Australian Vintage has gone into a trading halt, requested its shares be suspended while it finalises a “proposed capital raising, debt refinancing and trading update”, and revealed Accolade Wines walked away from merger talks on 22 May.
The company told the ASX it expects to announce its proposed plan to raise capital and refinance debt “on or around 11 June”.
It told the ASX that it expects its debt at 30 June to be around $70-75 million when its guidance to the market was $43-50 million.
There was also $15 million of existing bank capacity that was due to expire at the end of July, which would reduce its bank capacity and overdraft facilities to around $78 million.
“Given expected working capital requirements in Q1 FY25, Australian Vintage believes that commencing trading would be materially prejudicial to its ability to source additional capital which is critical to support its continued financial viability and operations,” its statement to the ASX said.

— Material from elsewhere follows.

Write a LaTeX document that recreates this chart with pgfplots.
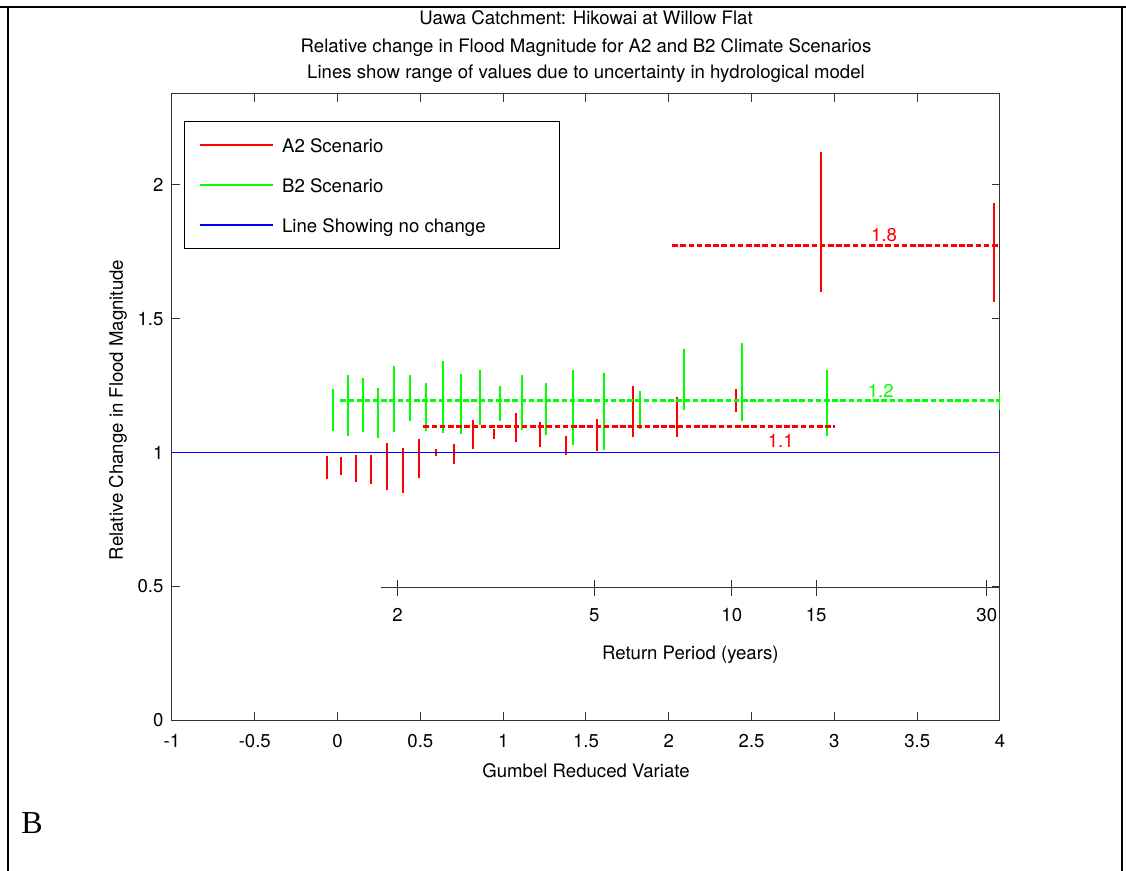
\documentclass[border=0pt]{standalone}
\usepackage{fontspec}
\setmainfont{TeX Gyre Heros}
\newfontfamily\captionfont{Liberation Serif}
\usepackage{pgfplots}
\pgfplotsset{compat=1.18}

\definecolor{scenA}{RGB}{255,0,0}
\definecolor{scenB}{RGB}{0,255,0}
\definecolor{nochange}{RGB}{0,0,255}

\begin{document}
\fontsize{9.3}{11}\selectfont
\begin{tikzpicture}
\useasboundingbox (0pt,0pt) rectangle (563pt,435.5pt);
% page frame
\draw[line width=1.2pt] (0pt,432pt) -- (563pt,432pt);
\draw[line width=1.2pt] (4pt,432pt) -- (4pt,-2pt);
\draw[line width=1.2pt] (561pt,432pt) -- (561pt,-2pt);
\node[font=\fontsize{16}{18}\captionfont] at (16pt,23.8pt) {B};

% titles
\node at (293pt,426.5pt) {Uawa Catchment: Hikowai at Willow Flat};
\node at (293pt,411.5pt) {Relative change in Flood Magnitude for A2 and B2 Climate Scenarios};
\node at (293pt,398.5pt) {Lines show range of values due to uncertainty in hydrological model};

\begin{axis}[
  at={(86pt,75.35pt)}, anchor=south west, scale only axis,
  width=414pt, height=313.15pt,
  xmin=-1, xmax=4, ymin=0, ymax=2.34,
  xtick={-1,-0.5,0,0.5,1,1.5,2,2.5,3,3.5,4},
  xticklabels={-1,-0.5,0,0.5,1,1.5,2,2.5,3,3.5,4},
  ytick={0,0.5,1,1.5,2},
  yticklabels={0,0.5,1,1.5,2},
  tick align=inside, major tick length=4pt,
  axis line style={black!80, line width=0.5pt},
  tick style={black!80, line width=0.5pt},
  xticklabel style={yshift=-3.5pt},
  yticklabel style={xshift=-1pt},
  xlabel={Gumbel Reduced Variate},
  ylabel={Relative Change in Flood Magnitude},
  xlabel style={at={(axis description cs:0.5,-0.0798)}, anchor=center},
  ylabel style={at={(axis description cs:-0.0652,0.4955)}, anchor=center},
  legend style={at={(axis description cs:0.0145,0.957)}, anchor=north west,
    draw=black, line width=0.5pt, fill=white, inner xsep=7.5pt, inner ysep=7.25pt,
    row sep=11pt, column sep=4.25pt,
    nodes={inner sep=0pt, text height=8.5pt, text depth=0.5pt}},
  legend cell align=left,
  legend image code/.code={\draw[#1] (0pt,0pt) -- (36.25pt,0pt);},
]
% A2 scenario: range of each estimate
\addplot[scenA, line width=0.8pt, unbounded coords=jump] coordinates {
(-0.064,0.902) (-0.064,0.988) (-0.064,nan)
(0.021,0.917) (0.021,0.984) (0.021,nan)
(0.112,0.891) (0.112,0.991) (0.112,nan)
(0.202,0.883) (0.202,0.991) (0.202,nan)
(0.299,0.860) (0.299,1.036) (0.299,nan)
(0.396,0.849) (0.396,1.018) (0.396,nan)
(0.493,0.905) (0.493,1.051) (0.493,nan)
(0.595,0.986) (0.595,1.013) (0.595,nan)
(0.704,0.958) (0.704,1.033) (0.704,nan)
(0.819,1.014) (0.819,1.122) (0.819,nan)
(0.946,1.051) (0.946,1.089) (0.946,nan)
(1.079,1.040) (1.079,1.148) (1.079,nan)
(1.224,1.021) (1.224,1.115) (1.224,nan)
(1.381,0.991) (1.381,1.062) (1.381,nan)
(1.568,1.006) (1.568,1.126) (1.568,nan)
(1.785,1.060) (1.785,1.249) (1.785,nan)
(2.051,1.057) (2.051,1.209) (2.051,nan)
(2.407,1.150) (2.407,1.238) (2.407,nan)
(2.920,1.601) (2.920,2.124) (2.920,nan)
(3.965,1.564) (3.965,1.934)
};
\addlegendentry{\makebox[131pt][l]{A2 Scenario}}
% B2 scenario: range of each estimate
\addplot[scenB, line width=0.8pt, unbounded coords=jump] coordinates {
(-0.028,1.081) (-0.028,1.238) (-0.028,nan)
(0.063,1.062) (0.063,1.290) (0.063,nan)
(0.153,1.077) (0.153,1.279) (0.153,nan)
(0.244,1.055) (0.244,1.242) (0.244,nan)
(0.341,1.077) (0.341,1.324) (0.341,nan)
(0.437,1.118) (0.437,1.290) (0.437,nan)
(0.534,1.081) (0.534,1.260) (0.534,nan)
(0.636,1.074) (0.636,1.342) (0.636,nan)
(0.745,1.070) (0.745,1.294) (0.745,nan)
(0.860,1.104) (0.860,1.309) (0.860,nan)
(0.981,1.118) (0.981,1.249) (0.981,nan)
(1.114,1.085) (1.114,1.290) (1.114,nan)
(1.259,1.067) (1.259,1.260) (1.259,nan)
(1.422,1.029) (1.422,1.309) (1.422,nan)
(1.609,1.010) (1.609,1.296) (1.609,nan)
(1.827,1.087) (1.827,1.231) (1.827,nan)
(2.093,1.160) (2.093,1.388) (2.093,nan)
(2.443,1.120) (2.443,1.411) (2.443,nan)
(2.957,1.063) (2.957,1.309) (2.957,nan)
(3.996,1.160) (3.996,1.227)
};
\addlegendentry{\makebox[131pt][l]{B2 Scenario}}
% reference line: no change
\addplot[nochange, line width=0.6pt] coordinates {(-1,1) (4,1)};
\addlegendentry{\makebox[131pt][l]{Line Showing no change}}

% mean changes
\addplot[forget plot, scenA, line width=1.5pt, dash pattern=on 2.8pt off 1.3pt]
  coordinates {(0.518,1.099) (3.004,1.099)};
\addplot[forget plot, scenB, line width=1.5pt, dash pattern=on 2.8pt off 1.3pt]
  coordinates {(0.016,1.196) (4,1.196)};
\addplot[forget plot, scenA, line width=1.5pt, dash pattern=on 2.8pt off 1.3pt]
  coordinates {(2.02,1.775) (4,1.775)};
\node[text=scenA] at (axis cs:3.30,1.813) {1.8};
\node[text=scenB] at (axis cs:3.28,1.232) {1.2};
\node[text=scenA] at (axis cs:2.676,1.044) {1.1};
\end{axis}

% return period scale along the reduced variate
\begin{axis}[
  at={(190.35pt,141.5pt)}, anchor=south west, scale only axis,
  width=309.65pt, height=20pt,
  xmin=0.26, xmax=4, ymin=0, ymax=1,
  axis x line=bottom, axis y line=none,
  x axis line style={-, black!80, line width=0.5pt},
  xtick={0.362,1.55,2.38,2.89,3.92},
  xticklabels={2,5,10,15,30},
  xtick align=center, major tick length=8pt,
  tick style={black!80, line width=0.5pt},
  xticklabel style={anchor=center, yshift=-9.5pt},
  xlabel={Return Period (years)},
  xlabel style={at={(axis description cs:0.5,0)}, anchor=center, yshift=-33.5pt},
]
\end{axis}
\end{tikzpicture}
\end{document}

Accolade Wines – acquired by consortium led by Bain Capital in February – had been in discussions with Australian Vintage since 26 February. They had completed two-way diligence and moved on to more detailed diligence and commercial terms.
Australian Vintage said the news from Accolade followed the AGM of the CCW Co-operative on 21 May, which had voted down the special resolution to restructure Accolade’s largest grape supply contract.
At the beginning of May, Australian Vintage CEO, Craig Garvin’s, tenure was terminated for conduct that “displayed a lack of judgement and was inconsistent with the values of the company and the high standards expected of its CEO”.
Garvin told The Australian Financial Review he was considering legal options.